Towards the end of chapter 12, on page 130 in the hardcover (the paperback is scheduled for release on September 11, 2007,) Bill writes about measurements, cookbooks and recipe testers. He talks about how a dish prepared in a restaurant doesn't always translate well to the home kitchen since many dishes in a professional kitchen are not prepared with a tablespoon of this and a teaspoon of that. Rather fingertips are used for a small pinch of this or a medium pinch of that. This was especially true at Babbo's pasta station, Bill says, where the only thing measured in any dish was the pasta.
Bill writes:
The downside of measuring by hand is what happens to the hands. At the end of an evening your fingertips are irretrievably stained with some very heady aromatics, and there's nothing you can do to eliminate them. You wash your hands. You soak them. You shower, you scrub them again.

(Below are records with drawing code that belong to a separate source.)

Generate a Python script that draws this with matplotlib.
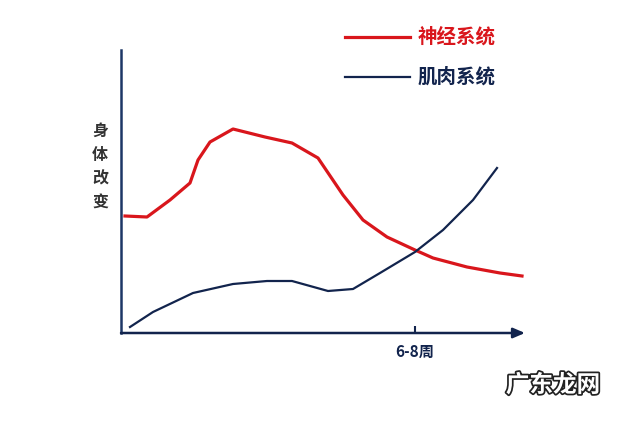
import matplotlib
matplotlib.use('Agg')
import matplotlib.pyplot as plt
import matplotlib.patheffects as pe

plt.rcParams['font.family'] = ['Noto Sans CJK SC', 'DejaVu Sans']

# 数据（任意单位，从图上估读）
shenjing_x = [4, 26, 49, 69, 77, 89, 112, 144, 171, 197, 222, 242, 266, 294, 312, 346, 379, 401]
shenjing_y = [117, 116, 133, 150, 173, 191, 204, 196, 190, 175, 138, 113, 96, 83, 75, 66, 60, 57]
jirou_x = [9, 32, 72, 112, 146, 171, 207, 232, 259, 294, 322, 352, 376]
jirou_y = [6, 21, 40, 49, 52, 52, 42, 44, 60, 81, 103, 133, 165]
tick_pos = [294]
tick_labels = ['6-8周']

RED = '#d9161c'
NAVY = '#12244d'
W, H = 640, 421

fig = plt.figure(figsize=(6.4, 4.21), dpi=100)
ax = fig.add_axes([121 / W, (H - 333) / H, (525 - 121) / W, (333 - 50) / H])
ax.set_xlim(0, 404)
ax.set_ylim(0, 283)

ax.plot(shenjing_x, shenjing_y, color=RED, lw=2.3, clip_on=False, solid_joinstyle='round')
ax.plot(jirou_x, jirou_y, color=NAVY, lw=1.6, clip_on=False)

# 坐标轴
for s in ['top', 'right', 'bottom']:
    ax.spines[s].set_visible(False)
ax.spines['left'].set_color('#1d3766')
ax.spines['left'].set_linewidth(1.8)
ax.annotate('', xy=(1.0, 0), xytext=(0, 0), xycoords='axes fraction',
            arrowprops=dict(arrowstyle='-|>,head_length=0.7,head_width=0.3',
                            color=NAVY, lw=1.8, shrinkA=0, shrinkB=0))
ax.set_yticks([])
ax.set_xticks(tick_pos)
ax.set_xticklabels(tick_labels, fontsize=11, fontweight='bold', color=NAVY)
ax.tick_params(axis='x', direction='in', length=5, width=1.5, color=NAVY, pad=8)

# 纵轴标题
fig.text(100 / W, 1 - 167 / H, '身\n体\n改\n变', ha='center', va='center',
         fontsize=11.5, fontweight='bold', color='#333333', linespacing=1.6)

# 图例
fig.lines.append(plt.Line2D([345 / W, 410 / W], [1 - 37 / H, 1 - 37 / H],
                            transform=fig.transFigure, color=RED, lw=2.3))
fig.text(418 / W, 1 - 37 / H, '神经系统', ha='left', va='center',
         fontsize=14, fontweight='bold', color=RED)
fig.lines.append(plt.Line2D([345 / W, 410 / W], [1 - 77 / H, 1 - 77 / H],
                            transform=fig.transFigure, color=NAVY, lw=1.6))
fig.text(418 / W, 1 - 77 / H, '肌肉系统', ha='left', va='center',
         fontsize=14, fontweight='bold', color=NAVY)

# 水印
fig.text(553 / W, 1 - 385 / H, '广东龙网', ha='center', va='center',
         fontsize=17, fontweight='bold', color='white',
         path_effects=[pe.withStroke(linewidth=2.5, foreground='#222222')])

fig.savefig('out.png', dpi=100)
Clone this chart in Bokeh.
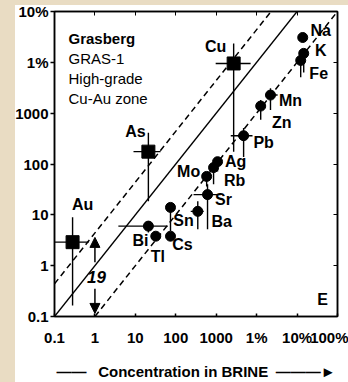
from bokeh.plotting import figure
from bokeh.models import (LogAxis, FixedTicker, Label, Arrow, NormalHead, Range1d,
                          ColumnDataSource, GlobalInlineStyleSheet)
from bokeh.core.properties import value
from bokeh.embed import file_html
from bokeh.resources import INLINE

# ---------------- data (ppm) ----------------
elements = ["Au", "As", "Cu", "Na", "K", "Fe", "Mn", "Zn", "Pb", "Ag", "Rb", "Mo",
            "Sr", "Ba", "Sn", "Bi", "Tl", "Cs"]
brine = [0.28, 21, 2700, 1.38e5, 1.46e5, 1.23e5, 2.2e4, 1.26e4, 4760, 1080, 860, 580,
         610, 350, 74, 21, 32, 74]
vapor = [2.9, 175, 9500, 3.08e4, 1.5e4, 1.09e4, 2270, 1380, 360, 111, 85, 57,
         25, 11.7, 14, 6.0, 3.8, 3.8]
brine_lo = [0.071, 9.0, 970, 1.38e5, 1.46e5, 1.23e5, 1.66e4, 1.26e4, 2290, 1080, 860, 580,
            275, 234, 74, 3.8, 32, 74]
brine_hi = [0.70, 42, 7100, 1.38e5, 1.46e5, 1.23e5, 3.3e4, 1.26e4, 7900, 1080, 860, 580,
            1290, 490, 74, 63, 32, 74]
vapor_lo = [0.164, 18.5, 175, 3.08e4, 6300, 5100, 1150, 740, 138, 71, 40, 36,
            5.2, 5.2, 4.8, 4.5, 3.8, 3.8]
vapor_hi = [9.0, 410, 23400, 3.08e4, 1.5e4, 1.09e4, 3100, 1820, 510, 111, 85, 57,
            40, 18.6, 14, 6.0, 3.8, 3.8]
square_elements = ["Au", "As", "Cu"]

upper_factor = 4.4     # dashed line above 1:1
lower_factor = 0.1     # dashed line below 1:1
arrow_up = (1.0, 1.17, 3.6)
arrow_down = (1.0, 0.35, 0.115)

x_ticks = [0.1, 1, 10, 100, 1000, 1e4, 1e5, 1e6]
x_tick_labels = ["0.1", "1", "10", "100", "1000", "1%", "10%", "100%"]
y_ticks = [0.1, 1, 10, 100, 1000, 1e4, 1e5]
y_tick_labels = ["0.1", "1", "10", "100", "1000", "1%", "10%"]
x_title = "\u2014\u2014\u2002 Concentration in BRINE\u2002\u2014\u2014\u2014\u25BA"
info_lines = ["Grasberg", "GRAS-1", "High-grade", "Cu-Au zone"]

# label offsets (px) relative to each point
label_dx = {"Au": 10, "As": -13, "Cu": -18, "Na": 18, "K": 17, "Fe": 18, "Mn": 20, "Zn": 21,
            "Pb": 20, "Ag": 18, "Rb": 21, "Mo": -18, "Sr": 16, "Ba": 24, "Sn": 13, "Bi": -8,
            "Tl": 2, "Cs": 12}
label_dy = {"Au": -38, "As": -20, "Cu": -17, "Na": -7, "K": -3, "Fe": 13, "Mn": 5, "Zn": 16,
            "Pb": 7, "Ag": 0, "Rb": 13, "Mo": -5, "Sr": 5, "Ba": 10, "Sn": 13, "Bi": 14,
            "Tl": 20, "Cs": 8}

FONT = "Liberation Sans"
XMIN, XMAX = x_ticks[0], x_ticks[-1]
YMIN, YMAX = y_ticks[0], y_ticks[-1]

p = figure(width=348, height=382, x_axis_type="log", y_axis_type="log",
           x_range=Range1d(XMIN, XMAX), y_range=Range1d(YMIN, YMAX),
           output_backend="svg", toolbar_location=None,
           min_border_left=54, min_border_right=11, min_border_top=11, min_border_bottom=64,
           background_fill_color="white", border_fill_color=None)
p.stylesheets = [GlobalInlineStyleSheet(css=(
    "body{background:linear-gradient(to bottom,#e9dcc3 0,#e9dcc3 5px,transparent 5px),"
    "linear-gradient(to right,#e9dcc3 0,#e9dcc3 15px,#ffffff 15px);}"))]
p.grid.visible = False
p.outline_line_color = "black"
p.outline_line_width = 1.5

for ax, ticks, labels in ((p.xaxis[0], x_ticks, x_tick_labels), (p.yaxis[0], y_ticks, y_tick_labels)):
    ax.ticker = FixedTicker(ticks=ticks, minor_ticks=[])
    ax.major_label_overrides = {t: l for t, l in zip(ticks, labels)}
    ax.major_label_text_font = FONT
    ax.major_label_text_font_style = "bold"
    ax.major_label_text_font_size = "15px"
    ax.major_label_text_color = "black"
    ax.axis_line_width = 1.5
    ax.major_tick_line_width = 1.5
    ax.minor_tick_line_color = None
p.xaxis.major_tick_in = 3
p.xaxis.major_tick_out = 0
p.xaxis.major_label_standoff = 12
p.xaxis.axis_label = x_title
p.xaxis.axis_label_text_font = FONT
p.xaxis.axis_label_text_font_style = "bold"
p.xaxis.axis_label_text_font_size = "15px"
p.xaxis.axis_label_text_color = "black"
p.xaxis.axis_label_standoff = 14
p.yaxis.major_tick_in = 0
p.yaxis.major_tick_out = 4
p.yaxis.major_label_standoff = 2

top = LogAxis(ticker=FixedTicker(ticks=x_ticks, minor_ticks=[]), major_tick_in=4, major_tick_out=0,
              major_label_text_font_size="1px", major_label_text_alpha=0, major_label_standoff=0,
              axis_line_width=1.5, minor_tick_line_color=None)
right = LogAxis(ticker=FixedTicker(ticks=y_ticks, minor_ticks=[]), major_tick_in=4, major_tick_out=0,
                major_label_text_font_size="1px", major_label_text_alpha=0, major_label_standoff=0,
                axis_line_width=1.5, minor_tick_line_color=None)
p.add_layout(top, "above")
p.add_layout(right, "right")

# reference lines
p.line([XMIN, YMAX], [XMIN, YMAX], line_color="black", line_width=1.3)
p.line([XMIN, YMAX / upper_factor], [XMIN * upper_factor, YMAX], line_color="black",
       line_width=1.5, line_dash="6 4")
p.line([YMIN / lower_factor, XMAX], [YMIN, XMAX * lower_factor], line_color="black",
       line_width=1.5, line_dash="6 4")

# error bars
src = ColumnDataSource(dict(el=elements, x=brine, y=vapor, xlo=brine_lo, xhi=brine_hi,
                            ylo=vapor_lo, yhi=vapor_hi,
                            dx=[label_dx[e] for e in elements], dy=[label_dy[e] for e in elements]))
p.segment("xlo", "y", "xhi", "y", source=src, line_color="black", line_width=1.4)
p.segment("x", "ylo", "x", "yhi", source=src, line_color="black", line_width=1.4)

sq = [i for i, e in enumerate(elements) if e in square_elements]
ci = [i for i, e in enumerate(elements) if e not in square_elements]
p.scatter([brine[i] for i in sq], [vapor[i] for i in sq], marker="square", size=13,
          fill_color="black", line_color="black")
p.scatter([brine[i] for i in ci], [vapor[i] for i in ci], marker="circle", size=10,
          fill_color="black", line_color="black")

p.text("x", "y", text="el", source=src, x_offset="dx", y_offset="dy",
       text_font=value(FONT), text_font_style="bold", text_font_size="16px",
       text_align="center", text_baseline="middle", text_color="black")

# arrows with factor
for (ax_, y0, y1) in (arrow_up, arrow_down):
    p.add_layout(Arrow(x_start=ax_, y_start=y0, x_end=ax_, y_end=y1, line_width=1.5,
                       end=NormalHead(size=10, fill_color="black", line_color="black")))
p.add_layout(Label(x=96, y=276, x_units="canvas", y_units="canvas", text="19",
                   text_font=FONT, text_font_style="bold italic", text_font_size="17px",
                   text_color="black", text_align="center", text_baseline="middle"))

# info block
for i, t in enumerate(info_lines):
    p.add_layout(Label(x=68, y=37.5 + 20 * i, x_units="canvas", y_units="canvas", text=t,
                       text_font=FONT, text_font_style="bold" if i == 0 else "normal",
                       text_font_size="15px", text_color="black",
                       text_align="left", text_baseline="middle"))
p.add_layout(Label(x=322, y=299, x_units="canvas", y_units="canvas", text="E",
                   text_font=FONT, text_font_style="bold", text_font_size="16px",
                   text_color="black", text_align="center", text_baseline="middle"))

open("out.html", "w").write(file_html(p, INLINE))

The next day, they still stink of onion, garlic, and pork fat, and, convinced that everyone around you is picking up the smell, you ram them into your pockets, maniacally rubbing your fingers against each other like an obsessive-compulsive Lady Macbeth. At night, in bed, my wife and I had some tough times when I was working the pasta station, ever since one of my hands flopped across her face and woke her with a revolting start.I wonder if the the stainless steel trick would have helped Bill's supersaturated stinky fingers?